新築住宅が市場を下支え、住宅建設業界は非常に活発で将来の在庫増に明るい兆しか
7%近くの住宅ローン金利が、住宅の買い手や売り手の双方が中古市場に参入することを妨げています。しかし、新築住宅の建設は、ほぼ20年ぶりの最高水準に近づいており、来年の住宅在庫の増加が期待されています。
住宅市場を活性化させるためには2つの要素が必要となります。住宅ローン金利の大幅な下落と、新規リストの急増です。今年上半期にはいずれも起きず、金利は上昇し、新規リストは過去最低にまで減少しました。今年はさらに1〜2回の利上げが予想され、住宅ローン金利は少なくとも夏の間は上昇し続け、需給が制限されると考えられます。

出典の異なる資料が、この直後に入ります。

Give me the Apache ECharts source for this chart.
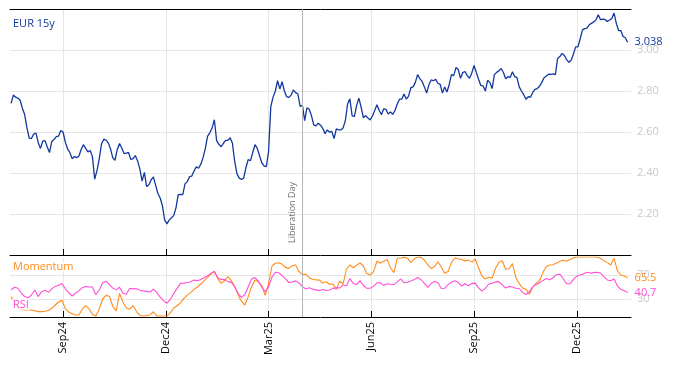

しかし、春の住宅購入ラッシュはなかったかもしれませんが、以下のデータは春の建設ラッシュがあったことを示しています。建設業者は住宅在庫を増やすために建設を加速しており、これにより、年末までに住宅の買い手の選択肢が広がる可能性があるのです。つまり、間もなく多くの新規リストの増加が期待できるかもしれません。
5月における新築戸建て住宅の建設プロジェクトの着工は、30年以上ぶりの最大幅で急増しました。これは、FRBの金利引き上げによって住宅市場が大打撃を受けた後、住宅市場が転機を迎えつつあることを示しています。
実際、昨年に資金調達を確保した集合住宅の建設プロジェクトが5月の成長に貢献し、5月の住宅着工件数1,631,000件は、2006年以降で最も高い2022年4月以来となりました。増加件数は291,000件と1990年1月以来の最大であり、増加率は21.7%と2016年10月以来の最大の増加率です。
また、住宅着工件数は南部、中西部、西部で2桁の伸びを示し、北東部では約19%減少しました。戸建て住宅プロジェクトは18.5%増加し、5ユニット以上の集合住宅プロジェクトは28.1%増加しました。
住宅建設は過去8四半期間、米国GDPの成長を抑制してきましたが、今年下半期においては住宅建設が米国の経済成長に貢献するものと多くの専門家は予想しており、今後の業界動向に注目しております。